>> BEGIN Collected data
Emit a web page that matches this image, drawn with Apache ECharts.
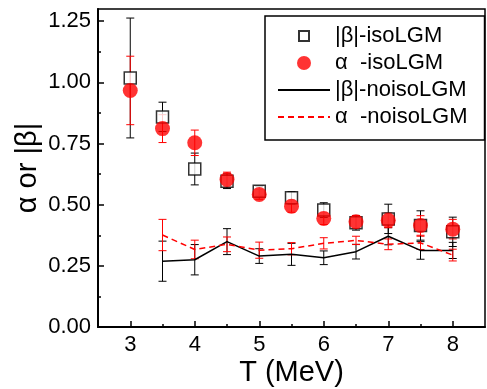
<!DOCTYPE html>
<html>
<head>
<meta charset="utf-8">
<script src="https://cdn.jsdelivr.net/npm/echarts@6/dist/echarts.min.js"></script>
<style>
  html, body { margin: 0; padding: 0; background: #fff; }
  #chart { width: 487px; height: 389px; }
</style>
</head>
<body>
<div id="chart"></div>
<script>
// temperatures (MeV)
const T = [3, 3.5, 4, 4.5, 5, 5.5, 6, 6.5, 7, 7.5, 8];
const betaIso = [1.018, 0.859, 0.646, 0.596, 0.555, 0.528, 0.478, 0.426, 0.442, 0.415, 0.389];
const betaIsoErr = [0.245, 0.06, 0.065, 0.03, 0.02, 0.025, 0.03, 0.03, 0.06, 0.06, 0.06];
const alphaIso = [0.967, 0.811, 0.753, 0.603, 0.542, 0.494, 0.444, 0.43, 0.436, 0.415, 0.4];
const alphaIsoErr = [0.14, 0.057, 0.052, 0.03, 0.02, 0.025, 0.025, 0.025, 0.03, 0.04, 0.04];

const Tno = [3.5, 4, 4.5, 5, 5.5, 6, 6.5, 7, 7.5, 8];
const betaNoiso = [0.269, 0.275, 0.349, 0.29, 0.297, 0.283, 0.308, 0.371, 0.313, 0.313];
const betaNoisoErr = [0.082, 0.062, 0.053, 0.03, 0.045, 0.028, 0.03, 0.035, 0.036, 0.033];
const alphaNoiso = [0.376, 0.317, 0.338, 0.314, 0.32, 0.342, 0.354, 0.338, 0.344, 0.294];
const alphaNoisoErr = [0.064, 0.038, 0.03, 0.033, 0.025, 0.023, 0.017, 0.022, 0.027, 0.024];

const xTicks = [3, 4, 5, 6, 7, 8];
const xMinor = [3.5, 4.5, 5.5, 6.5, 7.5];
const yTicks = [0, 0.25, 0.5, 0.75, 1, 1.25];
const yMinor = [0.125, 0.375, 0.625, 0.875, 1.125];

const names = ['|β|-isoLGM', 'α  -isoLGM', '|β|-noisoLGM', 'α  -noisoLGM'];

const FONT = 'Liberation Sans, Arial, sans-serif';

const pts = (xs, ys) => xs.map((x, i) => [x, ys[i]]);
const errs = (xs, ys, es) => xs.map((x, i) => [x, ys[i] - es[i], ys[i] + es[i]]);

function errRender(color) {
  return function (params, api) {
    const x = api.value(0);
    const lo = api.coord([x, api.value(1)]);
    const hi = api.coord([x, api.value(2)]);
    const w = 4;
    const st = { stroke: color, lineWidth: 1 };
    return {
      type: 'group',
      children: [
        { type: 'line', shape: { x1: lo[0], y1: lo[1], x2: hi[0], y2: hi[1] }, style: st },
        { type: 'line', shape: { x1: lo[0] - w, y1: lo[1], x2: lo[0] + w, y2: lo[1] }, style: st },
        { type: 'line', shape: { x1: hi[0] - w, y1: hi[1], x2: hi[0] + w, y2: hi[1] }, style: st },
      ],
    };
  };
}

function errSeries(data, color) {
  return {
    type: 'custom',
    renderItem: errRender(color),
    encode: { x: 0, y: [1, 2] },
    data,
    silent: true,
    z: 2,
  };
}

const hidden = { color: 'rgba(0,0,0,0)', borderWidth: 0, opacity: 0 };

const chart = echarts.init(document.getElementById('chart'), null, { renderer: 'canvas' });

chart.setOption({
  animation: false,
  textStyle: { fontFamily: FONT },
  grid: {
    left: 98, right: 2, top: 9, bottom: 62,
    show: true, borderColor: '#000', borderWidth: 1.5,
    outerBoundsMode: 'none',
  },
  legend: {
    orient: 'vertical',
    left: 265,
    top: 16,
    padding: [9, 17, 12, 12],
    borderColor: '#000',
    borderWidth: 1.5,
    itemWidth: 52,
    itemHeight: 14,
    itemGap: 5,
    textStyle: { fontSize: 22, color: '#000', fontFamily: FONT, lineHeight: 22 },
    data: [
      { name: names[0], icon: 'path://M-2,-2M12,12M0,0H10V10H0Z' },
      { name: names[1], icon: 'circle' },
      { name: names[2], itemStyle: hidden },
      { name: names[3], itemStyle: hidden },
    ],
  },
  xAxis: [
    {
      type: 'value', min: 2.5, max: 8.5,
      position: 'bottom',
      axisLine: { lineStyle: { color: '#000', width: 2 } },
      axisTick: { inside: true, length: 6, customValues: xTicks, lineStyle: { color: '#000', width: 1.5 } },
      axisLabel: { customValues: xTicks, fontSize: 22, color: '#000', margin: 7 },
      splitLine: { show: false },
      name: 'T (MeV)',
      nameLocation: 'middle',
      nameGap: 31,
      nameMoveOverlap: false,
      nameTextStyle: { fontSize: 29, color: '#000' },
    },
    {
      type: 'value', min: 2.5, max: 8.5,
      position: 'bottom',
      axisLine: { show: false },
      axisTick: { inside: true, length: 3, customValues: xMinor, lineStyle: { color: '#000', width: 1.5 } },
      axisLabel: { show: false },
      splitLine: { show: false },
    },
  ],
  yAxis: [
    {
      type: 'value', min: 0, max: 1.3,
      position: 'left',
      axisLine: { show: true, lineStyle: { color: '#000', width: 2 } },
      axisTick: { show: true, inside: true, length: 6, customValues: yTicks, lineStyle: { color: '#000', width: 1.5 } },
      axisLabel: { customValues: yTicks, fontSize: 22, color: '#000', margin: 7, formatter: (v) => v.toFixed(2) },
      splitLine: { show: false },
      name: 'α or |β|',
      nameLocation: 'middle',
      nameGap: 56,
      nameMoveOverlap: false,
      nameTextStyle: { fontSize: 29, color: '#000' },
    },
    {
      type: 'value', min: 0, max: 1.3,
      position: 'left',
      axisLine: { show: false },
      axisTick: { show: true, inside: true, length: 3, customValues: yMinor, lineStyle: { color: '#000', width: 1.5 } },
      axisLabel: { show: false },
      splitLine: { show: false },
    },
  ],
  series: [
    errSeries(errs(Tno, betaNoiso, betaNoisoErr), '#000'),
    errSeries(errs(Tno, alphaNoiso, alphaNoisoErr), '#ff0000'),
    {
      name: names[2],
      type: 'line',
      data: pts(Tno, betaNoiso),
      symbol: 'none',
      lineStyle: { color: '#000', width: 1.5 },
      itemStyle: { color: '#000' },
      z: 3,
    },
    {
      name: names[3],
      type: 'line',
      data: pts(Tno, alphaNoiso),
      symbol: 'none',
      lineStyle: { color: '#ff0000', width: 1.5, type: [6, 4] },
      itemStyle: { color: '#ff0000' },
      z: 3,
    },
    errSeries(errs(T, betaIso, betaIsoErr), '#000'),
    {
      name: names[0],
      type: 'scatter',
      data: pts(T, betaIso),
      symbol: 'rect',
      symbolSize: 12,
      itemStyle: { color: '#fff', borderColor: '#000', borderWidth: 1.5 },
      z: 4,
    },
    errSeries(errs(T, alphaIso, alphaIsoErr), '#ff0000'),
    {
      name: names[1],
      type: 'scatter',
      data: pts(T, alphaIso),
      symbol: 'circle',
      symbolSize: 15,
      itemStyle: { color: '#ff0000' },
      z: 5,
    },
  ],
});
</script>
</body>
</html>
>> END Collected data
● Task
Give again, word for word, every line from the top of the data above to the line holding "0.022, 0.027, 0.024];", inclusive, with the pictures left out.

● Output of the task
Emit a web page that matches this image, drawn with Apache ECharts.
<!DOCTYPE html>
<html>
<head>
<meta charset="utf-8">
<script src="https://cdn.jsdelivr.net/npm/echarts@6/dist/echarts.min.js"></script>
<style>
  html, body { margin: 0; padding: 0; background: #fff; }
  #chart { width: 487px; height: 389px; }
</style>
</head>
<body>
<div id="chart"></div>
<script>
// temperatures (MeV)
const T = [3, 3.5, 4, 4.5, 5, 5.5, 6, 6.5, 7, 7.5, 8];
const betaIso = [1.018, 0.859, 0.646, 0.596, 0.555, 0.528, 0.478, 0.426, 0.442, 0.415, 0.389];
const betaIsoErr = [0.245, 0.06, 0.065, 0.03, 0.02, 0.025, 0.03, 0.03, 0.06, 0.06, 0.06];
const alphaIso = [0.967, 0.811, 0.753, 0.603, 0.542, 0.494, 0.444, 0.43, 0.436, 0.415, 0.4];
const alphaIsoErr = [0.14, 0.057, 0.052, 0.03, 0.02, 0.025, 0.025, 0.025, 0.03, 0.04, 0.04];

const Tno = [3.5, 4, 4.5, 5, 5.5, 6, 6.5, 7, 7.5, 8];
const betaNoiso = [0.269, 0.275, 0.349, 0.29, 0.297, 0.283, 0.308, 0.371, 0.313, 0.313];
const betaNoisoErr = [0.082, 0.062, 0.053, 0.03, 0.045, 0.028, 0.03, 0.035, 0.036, 0.033];
const alphaNoiso = [0.376, 0.317, 0.338, 0.314, 0.32, 0.342, 0.354, 0.338, 0.344, 0.294];
const alphaNoisoErr = [0.064, 0.038, 0.03, 0.033, 0.025, 0.023, 0.017, 0.022, 0.027, 0.024];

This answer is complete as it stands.